Yazmaya yeteneğimin olmadığını anlamam onbeş senemi aldı ama o zamana kadar çok meşhur olduğum için bırakamadım.

Acaba ben de böyle olur muyum? Meşhur kısmı değil, yeteneğin olmadığını anlama kısmı. Meşhur olmak için yetenek (ve yeteneksizlikten) daha fazlası gerektiği için, hiçbir zaman böyle bir sorunum olacağını sanmıyorum ancak hayatın boyunca uğraştığın bir konuda, gittiğin yolun arpa boyu olduğunu anladığında ne yaparsın?

Bu sadece yazmaya mahsus değil.
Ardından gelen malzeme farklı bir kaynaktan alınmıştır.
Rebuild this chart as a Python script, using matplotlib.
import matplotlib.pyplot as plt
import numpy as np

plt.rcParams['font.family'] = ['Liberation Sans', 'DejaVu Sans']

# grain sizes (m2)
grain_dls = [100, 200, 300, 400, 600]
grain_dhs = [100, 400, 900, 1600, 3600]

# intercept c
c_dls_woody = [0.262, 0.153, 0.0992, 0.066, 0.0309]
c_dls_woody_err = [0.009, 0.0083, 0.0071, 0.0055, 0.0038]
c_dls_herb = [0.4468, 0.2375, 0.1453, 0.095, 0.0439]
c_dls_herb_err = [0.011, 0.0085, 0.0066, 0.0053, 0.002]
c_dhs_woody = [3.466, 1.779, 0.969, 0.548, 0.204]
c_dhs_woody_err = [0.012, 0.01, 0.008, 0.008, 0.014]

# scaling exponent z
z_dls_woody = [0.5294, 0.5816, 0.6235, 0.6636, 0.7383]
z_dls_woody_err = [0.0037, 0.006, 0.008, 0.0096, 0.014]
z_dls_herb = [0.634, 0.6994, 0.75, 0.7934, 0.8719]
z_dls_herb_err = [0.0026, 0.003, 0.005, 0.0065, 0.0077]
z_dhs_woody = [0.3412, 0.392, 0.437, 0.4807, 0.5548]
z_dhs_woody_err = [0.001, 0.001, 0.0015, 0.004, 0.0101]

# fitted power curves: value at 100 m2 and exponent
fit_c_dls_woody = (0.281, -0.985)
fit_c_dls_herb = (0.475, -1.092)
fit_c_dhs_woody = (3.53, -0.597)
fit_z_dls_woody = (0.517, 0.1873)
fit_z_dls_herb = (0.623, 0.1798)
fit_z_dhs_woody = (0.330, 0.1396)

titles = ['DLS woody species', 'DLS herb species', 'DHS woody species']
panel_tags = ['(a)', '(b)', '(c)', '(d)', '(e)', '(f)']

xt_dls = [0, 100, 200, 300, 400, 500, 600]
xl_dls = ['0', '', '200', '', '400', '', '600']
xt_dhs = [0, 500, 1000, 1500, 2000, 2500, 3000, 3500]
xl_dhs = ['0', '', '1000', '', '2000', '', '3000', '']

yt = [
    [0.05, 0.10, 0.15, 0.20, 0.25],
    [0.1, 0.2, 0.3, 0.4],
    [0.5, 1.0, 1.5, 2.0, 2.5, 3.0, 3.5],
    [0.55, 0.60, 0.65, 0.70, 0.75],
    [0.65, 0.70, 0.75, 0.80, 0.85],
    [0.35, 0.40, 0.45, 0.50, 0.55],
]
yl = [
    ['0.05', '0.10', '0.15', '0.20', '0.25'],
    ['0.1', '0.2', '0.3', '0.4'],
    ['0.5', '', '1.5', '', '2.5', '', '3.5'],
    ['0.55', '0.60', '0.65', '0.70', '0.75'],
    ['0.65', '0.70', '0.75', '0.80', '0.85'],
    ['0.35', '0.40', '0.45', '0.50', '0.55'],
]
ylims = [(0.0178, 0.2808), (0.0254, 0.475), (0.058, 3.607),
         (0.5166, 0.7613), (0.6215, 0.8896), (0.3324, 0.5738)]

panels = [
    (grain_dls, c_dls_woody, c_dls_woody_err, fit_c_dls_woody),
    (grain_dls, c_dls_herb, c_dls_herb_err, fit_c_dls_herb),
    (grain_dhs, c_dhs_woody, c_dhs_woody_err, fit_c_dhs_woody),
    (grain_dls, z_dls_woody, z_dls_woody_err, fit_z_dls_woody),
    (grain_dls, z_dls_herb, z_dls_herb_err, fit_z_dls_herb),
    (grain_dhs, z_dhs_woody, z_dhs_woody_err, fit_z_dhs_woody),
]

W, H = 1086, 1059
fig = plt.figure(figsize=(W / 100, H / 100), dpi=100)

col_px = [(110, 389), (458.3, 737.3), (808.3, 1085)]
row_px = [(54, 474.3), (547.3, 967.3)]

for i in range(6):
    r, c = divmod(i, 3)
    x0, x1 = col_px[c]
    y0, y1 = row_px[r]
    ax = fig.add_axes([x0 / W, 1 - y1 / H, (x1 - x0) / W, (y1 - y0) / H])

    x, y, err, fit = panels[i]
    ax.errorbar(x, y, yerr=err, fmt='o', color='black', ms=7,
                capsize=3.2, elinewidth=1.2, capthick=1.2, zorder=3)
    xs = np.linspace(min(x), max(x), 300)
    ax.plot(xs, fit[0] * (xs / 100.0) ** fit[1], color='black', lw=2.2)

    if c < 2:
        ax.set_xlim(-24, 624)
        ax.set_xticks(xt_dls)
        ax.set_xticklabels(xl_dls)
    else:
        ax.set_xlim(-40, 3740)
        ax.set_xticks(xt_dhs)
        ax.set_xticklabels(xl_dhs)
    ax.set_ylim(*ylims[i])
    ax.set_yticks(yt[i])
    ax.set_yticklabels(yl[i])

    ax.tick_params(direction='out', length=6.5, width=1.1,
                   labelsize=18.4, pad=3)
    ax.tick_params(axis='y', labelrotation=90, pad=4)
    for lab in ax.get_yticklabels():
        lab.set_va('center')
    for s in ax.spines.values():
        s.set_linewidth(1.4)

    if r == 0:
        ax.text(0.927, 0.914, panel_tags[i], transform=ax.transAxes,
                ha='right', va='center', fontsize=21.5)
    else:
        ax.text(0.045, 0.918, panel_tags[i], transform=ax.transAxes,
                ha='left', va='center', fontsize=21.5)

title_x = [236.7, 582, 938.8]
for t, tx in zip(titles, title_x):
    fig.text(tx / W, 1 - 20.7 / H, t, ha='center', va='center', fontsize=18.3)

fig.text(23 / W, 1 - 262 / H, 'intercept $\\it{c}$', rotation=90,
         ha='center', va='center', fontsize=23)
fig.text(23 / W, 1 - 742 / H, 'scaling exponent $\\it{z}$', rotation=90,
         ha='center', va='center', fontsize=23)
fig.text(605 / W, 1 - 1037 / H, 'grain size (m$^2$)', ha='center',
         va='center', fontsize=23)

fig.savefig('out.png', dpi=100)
Yaşamanın her türlüsü böyle, iyi bir baba olmayacağını anlamak için mesela baba olman gerekiyor veya iyi bir mühendis olmadığını anlamak için mühendis.

İnsanların birbirlerine verdikleri tavsiyeler mi daha yarım, yoksa kendine verdiği tavsiyeler mi? Kimi kişisel gelişim zevatı der ki, işte insan belli bir konuda yeteneği olduğuna inanırsa, onu gerçekleştirebilir. Buna benzer laflar. Bu doğru mu gerçekten? Mesela ben tiyatrocu olsaydım, muhtemelen çok kötü, kütük gibi bir tiyatrocu olurdum, kendime inanmam veya tiyatroculuğa özenmem yeteneksizliğimin üstesinden gelir miydi?
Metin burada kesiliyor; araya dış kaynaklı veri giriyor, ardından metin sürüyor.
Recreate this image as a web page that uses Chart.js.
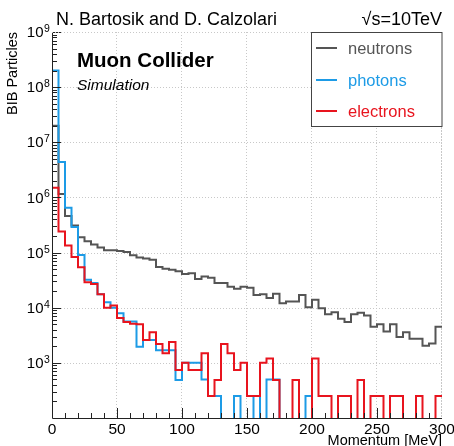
<!DOCTYPE html>
<html>
<head>
<meta charset="utf-8">
<script src="https://cdn.jsdelivr.net/npm/chart.js@4.4.1/dist/chart.umd.min.js"></script>
<style>
  html, body { margin: 0; padding: 0; background: #fff; }
  #wrap { width: 454px; height: 446px; }
</style>
</head>
<body>
<div id="wrap"><canvas id="chart" width="454" height="446"></canvas></div>
<script>
// histogram bin edges, MeV (5 MeV bins)
const binEdges = [0, 5, 10, 15, 20, 25, 30, 35, 40, 45, 50, 55, 60, 65, 70, 75, 80, 85, 90, 95,
  100, 105, 110, 115, 120, 125, 130, 135, 140, 145, 150, 155, 160, 165, 170, 175, 180, 185, 190, 195,
  200, 205, 210, 215, 220, 225, 230, 235, 240, 245, 250, 255, 260, 265, 270, 275, 280, 285, 290, 295, 300];

const neutrons = [2e7, 1.15e6, 4.6e5, 3.1e5, 1.9e5, 1.6e5, 1.4e5, 1.23e5, 1.1e5, 1.1e5,
  1.07e5, 1.02e5, 8.9e4, 8.1e4, 7.8e4, 7.4e4, 5.5e4, 5.1e4, 4.9e4, 4.6e4,
  4.1e4, 4.2e4, 3.3e4, 3.7e4, 3.5e4, 2.8e4, 2.8e4, 2.4e4, 2.2e4, 2.4e4,
  2.3e4, 1.7e4, 1.75e4, 1.5e4, 1.8e4, 1.2e4, 1.3e4, 1.3e4, 1.7e4, 1.02e4,
  1.4e4, 9.8e3, 7.6e3, 8.3e3, 6.3e3, 5.5e3, 7.6e3, 8.1e3, 7.2e3, 4.5e3,
  5.0e3, 3.7e3, 5.0e3, 2.95e3, 3.6e3, 2.75e3, 2.75e3, 2.05e3, 2.25e3, 4.5e3];

const photons = [2e8, 4.4e6, 6.5e5, 2.9e5, 9e4, 3.2e4, 2.8e4, 1.75e4, 1.25e4, 1e4,
  7.9e3, 5.6e3, 5.6e3, 1.95e3, 2.6e3, 2.6e3, 1.7e3, 1.7e3, 1.7e3, 490,
  1e3, 1e3, 1e3, 500, 250, 250, 0, 0, 250, 0,
  0, 250, 0, 500, 500, 0, 0, 0, 0, 250,
  0, 0, 0, 0, 0, 0, 0, 0, 0, 0,
  0, 0, 0, 0, 0, 0, 0, 0, 0, 0];

const electrons = [1.5e6, 2.4e5, 1.35e5, 8.3e4, 5.4e4, 2.9e4, 2.7e4, 1.75e4, 1e4, 1.1e4,
  6.5e3, 5.5e3, 5.1e3, 5e3, 2.6e3, 3.6e3, 2.2e3, 1.5e3, 2.4e3, 740,
  1e3, 740, 740, 1.5e3, 250, 490, 2.2e3, 1.5e3, 740, 1e3,
  250, 250, 1e3, 1.2e3, 490, 0, 0, 490, 0, 0,
  1.2e3, 250, 250, 0, 250, 250, 0, 490, 0, 250,
  250, 0, 250, 250, 0, 0, 250, 0, 0, 250];

const seriesNames = ['neutrons', 'photons', 'electrons'];
const seriesColors = ['#555555', '#1d9be6', '#e8141e'];
const xTickLabels = [0, 50, 100, 150, 200, 250, 300];
const yDecades = [3, 4, 5, 6, 7, 8, 9];

const FONT = '"Liberation Sans", Arial, Helvetica, sans-serif';
const EMPTY = 1; // empty bins fall below the axis and get clipped

function histPoints(values) {
  const pts = values.map((v, i) => ({ x: binEdges[i], y: v > 0 ? v : EMPTY }));
  pts.push({ x: binEdges[values.length], y: pts[pts.length - 1].y });
  return pts;
}

const decor = {
  id: 'decor',
  beforeDatasetsDraw(chart) {
    const { ctx, chartArea: a, scales: { x, y } } = chart;
    ctx.save();
    ctx.strokeStyle = '#c8c8c8';
    ctx.lineWidth = 1;
    ctx.setLineDash([1, 2]);
    xTickLabels.forEach(v => {
      if (v === 0) return;
      const px = Math.round(x.getPixelForValue(v)) - 0.5;
      ctx.beginPath(); ctx.moveTo(px, a.top); ctx.lineTo(px, a.bottom); ctx.stroke();
    });
    yDecades.forEach(d => {
      const py = Math.round(y.getPixelForValue(Math.pow(10, d))) + 0.5;
      ctx.beginPath(); ctx.moveTo(a.left, py); ctx.lineTo(a.right, py); ctx.stroke();
    });
    ctx.restore();
  },
  afterDraw(chart) {
    const { ctx, chartArea: a, scales: { x, y } } = chart;
    ctx.save();
    ctx.strokeStyle = '#222';
    ctx.lineWidth = 1;

    // axes
    ctx.beginPath();
    ctx.moveTo(a.left + 0.5, a.top); ctx.lineTo(a.left + 0.5, a.bottom + 0.5);
    ctx.lineTo(a.right, a.bottom + 0.5);
    ctx.stroke();

    // x ticks every 10 MeV, big ones every 50
    for (let v = 10; v < 300; v += 10) {
      const px = Math.round(x.getPixelForValue(v)) + 0.5;
      const len = v % 50 === 0 ? 10 : 5;
      ctx.beginPath(); ctx.moveTo(px, a.bottom); ctx.lineTo(px, a.bottom - len); ctx.stroke();
    }
    // y ticks, decades and 2..9
    for (let d = 2; d <= 9; d++) {
      for (let k = 1; k <= 9; k++) {
        const v = k * Math.pow(10, d);
        if (v <= 100 || v > 1e9) continue;
        const py = Math.round(y.getPixelForValue(v)) + 0.5;
        const len = k === 1 ? 9 : 5;
        ctx.beginPath(); ctx.moveTo(a.left, py); ctx.lineTo(a.left + len, py); ctx.stroke();
      }
    }

    ctx.fillStyle = '#000';
    // x tick labels
    ctx.font = '15.5px ' + FONT;
    ctx.textAlign = 'center';
    ctx.textBaseline = 'alphabetic';
    xTickLabels.forEach(v => ctx.fillText(String(v), x.getPixelForValue(v), 434));

    // y tick labels 10^n
    yDecades.forEach(d => {
      const py = y.getPixelForValue(Math.pow(10, d));
      ctx.font = '15px ' + FONT;
      ctx.textAlign = 'right';
      ctx.textBaseline = 'middle';
      ctx.fillText('10', 43.5, py + 1);
      ctx.font = '10.5px ' + FONT;
      ctx.textAlign = 'left';
      ctx.textBaseline = 'alphabetic';
      ctx.fillText(String(d), 44, py);
    });

    // axis titles
    ctx.font = '14.5px ' + FONT;
    ctx.textAlign = 'right';
    ctx.fillText('Momentum [MeV]', a.right, 445);
    ctx.save();
    ctx.translate(17, a.top);
    ctx.rotate(-Math.PI / 2);
    ctx.textAlign = 'right';
    ctx.fillText('BIB Particles', 0, 0);
    ctx.restore();

    // header texts
    ctx.font = '18px ' + FONT;
    ctx.textAlign = 'left';
    ctx.fillText('N. Bartosik and D. Calzolari', 56, 25);
    ctx.textAlign = 'right';
    ctx.fillText('\u221As=10TeV', a.right, 25);

    ctx.textAlign = 'left';
    ctx.font = 'bold 20.5px ' + FONT;
    ctx.fillText('Muon Collider', 77, 67);
    ctx.font = 'italic 15.5px ' + FONT;
    ctx.fillText('Simulation', 77, 90);

    // legend box
    ctx.fillStyle = '#fff';
    ctx.fillRect(311, 32, a.right - 311, 95);
    ctx.strokeStyle = '#444';
    ctx.strokeRect(311.5, 32.5, a.right - 311.5, 94);
    const rowY = [48, 80, 111];
    ctx.font = '16.5px ' + FONT;
    ctx.textBaseline = 'middle';
    seriesNames.forEach((name, i) => {
      ctx.strokeStyle = seriesColors[i];
      ctx.lineWidth = 2;
      ctx.beginPath(); ctx.moveTo(316, rowY[i]); ctx.lineTo(337, rowY[i]); ctx.stroke();
      ctx.fillStyle = seriesColors[i];
      ctx.fillText(name, 348, rowY[i] + 1);
    });

    // top / right edges are just dotted grid lines in the original
    ctx.strokeStyle = '#c8c8c8';
    ctx.lineWidth = 1;
    ctx.setLineDash([1, 2]);
    ctx.beginPath(); ctx.moveTo(a.left, a.top + 0.5); ctx.lineTo(311, a.top + 0.5); ctx.stroke();
    ctx.beginPath(); ctx.moveTo(a.right - 0.5, 127); ctx.lineTo(a.right - 0.5, a.bottom); ctx.stroke();
    ctx.restore();
  }
};

const seriesData = [neutrons, photons, electrons];

new Chart(document.getElementById('chart'), {
  type: 'line',
  data: {
    datasets: seriesNames.map((name, i) => ({
      label: name,
      data: histPoints(seriesData[i]),
      borderColor: seriesColors[i],
      borderWidth: 2,
      stepped: true,
      pointRadius: 0,
      fill: false,
      order: 3 - i
    }))
  },
  options: {
    responsive: false,
    animation: false,
    layout: { padding: { left: 52, top: 32, right: 12, bottom: 28 } },
    plugins: { legend: { display: false }, tooltip: { enabled: false } },
    scales: {
      x: { type: 'linear', min: 0, max: 300, display: false },
      y: { type: 'logarithmic', min: 100, max: 1e9, display: false }
    }
  },
  plugins: [decor]
});
</script>
</body>
</html>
Son zamanlardaki moda, insanların belli bir konuda 10.000 saat çalıştıklarında uzman olabildiklerini söylemek. Malcolm Gladwell meşhur etti bu fikri. Ancak geçen dinlediğim Freakonomics'te, bu fikri ilk öne sürenin aslında herhangi bir onbin saat değil, şuurlu onbin saatten bahsettiğini ve şuurlu, yani, yanlışlarının farkında olup, bunları düzeltmeye harcayarak geçirilen daha kısa zamanın da yeterli olabileceğini ancak şuursuzca yapılan, biteviye tekrara dayanan bir faaliyetin, değil onbin saat, yirmibin saatte bile insanı uzmanlaştırmayacağını söylüyorlardı.
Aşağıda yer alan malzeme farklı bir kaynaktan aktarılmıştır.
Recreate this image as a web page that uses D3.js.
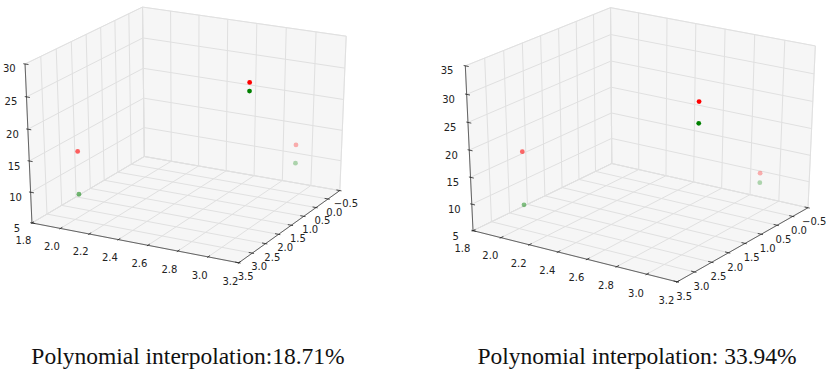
<!DOCTYPE html>
<html>
<head>
<meta charset="utf-8">
<script src="https://cdn.jsdelivr.net/npm/d3@7"></script>
<style>
  body { margin: 0; background: #fff; }
  svg { display: block; }
  .tick-label { font-family: "DejaVu Sans", sans-serif; font-size: 10px; fill: #222; }
  .caption { font-family: "Liberation Serif", "Times New Roman", serif; font-size: 23.5px; fill: #111; }
</style>
</head>
<body>
<svg id="chart" width="826" height="372"></svg>
<script>
// tick values of the three axes
const xTicks = [1.8, 2.0, 2.2, 2.4, 2.6, 2.8, 3.0, 3.2];
const yTicks = [-0.5, 0.0, 0.5, 1.0, 1.5, 2.0, 2.5, 3.0, 3.5];
const zTicksLeft = [5, 10, 15, 20, 25, 30];
const zTicksRight = [5, 10, 15, 20, 25, 30, 35];

// the three sample locations (shared by both plots)
const pointX = [2.0, 3.0, 2.97];
const pointY = [2.85, 2.05, 0.0];

// heights of the red and green points
const redLeft = [15.6, 28.1, 13.0];
const greenLeft = [8.7, 26.8, 10.0];
const redRight = [18.9, 31.2, 11.8];
const greenRight = [9.0, 27.4, 10.0];

const captions = ["Polynomial interpolation:18.71%", "Polynomial interpolation: 33.94%"];

const svg = d3.select("#chart");

// view setup of each subplot (camera angles and where the box lands on the page)
const panels = [
  { zTicks: zTicksLeft, red: redLeft, green: greenLeft, caption: captions[0],
    elev: 25, azim: -62, ox: 188.7, kx: 2323.6, oy: 129.8, ky: 1727.5, capX: 188 },
  { zTicks: zTicksRight, red: redRight, green: greenRight, caption: captions[1],
    elev: 26, azim: -56, ox: 642.5, kx: 2465.6, oy: 139.2, ky: 1816, capX: 637 },
];

const dot = (a, b) => a[0] * b[0] + a[1] * b[1] + a[2] * b[2];

// perspective camera like mplot3d: eye at distance `dist` from the box centre
function makeProj(elev, azim, dist) {
  const e = (elev * Math.PI) / 180, a = (azim * Math.PI) / 180;
  const n = [Math.cos(e) * Math.cos(a), Math.cos(e) * Math.sin(a), Math.sin(e)];
  const eye = n.map((c) => 0.5 + dist * c);
  const ul = Math.hypot(n[0], n[1]);
  const u = [-n[1] / ul, n[0] / ul, 0];
  const v = [n[1] * u[2] - n[2] * u[1], n[2] * u[0] - n[0] * u[2], n[0] * u[1] - n[1] * u[0]];
  return (p) => {
    const d = [p[0] - eye[0], p[1] - eye[1], p[2] - eye[2]];
    const X = dot(u, d), Y = dot(v, d), Z = dot(n, d);
    return [X / -Z, Y / -Z, -dist / -Z];
  };
}

const fmt1 = d3.format(".1f");
const fmtInt = d3.format("d");

function drawPanel(p) {
  const g = svg.append("g");
  const xs = d3.scaleLinear().domain(d3.extent(xTicks)).range([0, 1]);
  const ys = d3.scaleLinear().domain([d3.max(yTicks), d3.min(yTicks)]).range([0, 1]);
  const zs = d3.scaleLinear().domain(d3.extent(p.zTicks)).range([0, 1]);
  const sx = d3.scaleLinear().domain([0, 1]).range([p.ox, p.ox + p.kx]);
  const sy = d3.scaleLinear().domain([0, 1]).range([p.oy, p.oy - p.ky]);
  const proj = makeProj(p.elev, p.azim, 10);
  const pt = (q) => {
    const r = proj(q);
    return [sx(r[0]), sy(r[1])];
  };
  const line = d3.line();

  // panes: left wall, back wall, floor
  const panes = [
    [[0, 0, 0], [0, 1, 0], [0, 1, 1], [0, 0, 1]],
    [[0, 1, 0], [1, 1, 0], [1, 1, 1], [0, 1, 1]],
    [[0, 0, 0], [1, 0, 0], [1, 1, 0], [0, 1, 0]],
  ];
  g.selectAll(".pane")
    .data(panes)
    .join("path")
    .attr("class", "pane")
    .attr("d", (d) => line(d.map(pt)) + "Z")
    .attr("fill", "#ededed")
    .attr("fill-opacity", 0.5)
    .attr("stroke", "#ebebeb")
    .attr("stroke-width", 1);

  // grid lines
  const grid = [
    ...xTicks.map((t) => [[xs(t), 0, 0], [xs(t), 1, 0], [xs(t), 1, 1]]),
    ...yTicks.map((t) => [[1, ys(t), 0], [0, ys(t), 0], [0, ys(t), 1]]),
    ...p.zTicks.map((t) => [[0, 0, zs(t)], [0, 1, zs(t)], [1, 1, zs(t)]]),
  ];
  g.selectAll(".grid")
    .data(grid)
    .join("path")
    .attr("class", "grid")
    .attr("d", (d) => line(d.map(pt)))
    .attr("fill", "none")
    .attr("stroke", "#e0e0e0")
    .attr("stroke-width", 1);

  // axis lines
  const axes = [
    [[0, 0, 0], [1, 0, 0]],
    [[1, 0, 0], [1, 1, 0]],
    [[0, 0, 0], [0, 0, 1]],
  ];
  g.selectAll(".axis-line")
    .data(axes)
    .join("path")
    .attr("class", "axis-line")
    .attr("d", (d) => line(d.map(pt)))
    .attr("stroke", "#444")
    .attr("stroke-width", 0.8);

  // tick marks
  const out = 0.1 / 12, inn = 0.2 / 12;
  const ticks = [
    ...xTicks.map((t) => [[xs(t), -out, 0], [xs(t), inn, 0]]),
    ...yTicks.map((t) => [[1 + out, ys(t), 0], [1 - inn, ys(t), 0]]),
    ...p.zTicks.map((t) => [[-out, 0, zs(t)], [inn, 0, zs(t)]]),
  ];
  g.selectAll(".tick-mark")
    .data(ticks)
    .join("path")
    .attr("class", "tick-mark")
    .attr("d", (d) => line(d.map(pt)))
    .attr("stroke", "#222")
    .attr("stroke-width", 0.8);

  // tick labels
  const labels = [
    ...xTicks.map((t) => ({ text: fmt1(t), pos: [xs(t), -0.075, -0.08] })),
    ...yTicks.map((t) => ({ text: fmt1(t), pos: [1.033, ys(t), -0.08] })),
    ...p.zTicks.map((t) => ({ text: fmtInt(t), pos: [-0.02, -0.09, zs(t)] })),
  ];
  g.selectAll(".tick-label")
    .data(labels)
    .join("text")
    .attr("class", "tick-label")
    .attr("x", (d) => pt(d.pos)[0])
    .attr("y", (d) => pt(d.pos)[1])
    .attr("text-anchor", "middle")
    .attr("dominant-baseline", "central")
    .text((d) => d.text);

  // scatter series with depth shading (nearest opaque, farthest 0.3)
  const series = [
    { color: "#ff0000", values: p.red },
    { color: "#008000", values: p.green },
  ];
  series.forEach((s) => {
    const pts = s.values.map((z, i) => {
      const q = [xs(pointX[i]), ys(pointY[i]), zs(z)];
      const r = proj(q);
      return { x: sx(r[0]), y: sy(r[1]), depth: r[2] };
    });
    const norm = d3.scaleLinear().domain(d3.extent(pts, (d) => d.depth)).range([0, 1]);
    pts.sort((a, b) => b.depth - a.depth);
    g.selectAll(null)
      .data(pts)
      .join("circle")
      .attr("cx", (d) => d.x)
      .attr("cy", (d) => d.y)
      .attr("r", 2.4)
      .attr("fill", s.color)
      .attr("fill-opacity", (d) => 1 - 0.7 * norm(d.depth));
  });

  svg.append("text")
    .attr("class", "caption")
    .attr("x", p.capX)
    .attr("y", 364)
    .attr("text-anchor", "middle")
    .text(p.caption);
}

panels.forEach(drawPanel);
</script>
</body>
</html>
O halde, çalışmak mı, yetenek mi, sorusuna her zaman kolay bir cevap veremiyoruz. Çünkü insanların yanlış yapmaya ve bu yanlışları görüp, kendilerini geliştirmeye ayırdıkları zamanın, çalışıyor göründükleri zamana oranını bilmiyoruz. Belki de yetenek dedikleri sadece bu yanlışlarının üstesinden gelebilecek kadar sabırdır, kendini binlerce saat aptal gibi hissettiğin halde devam etmek.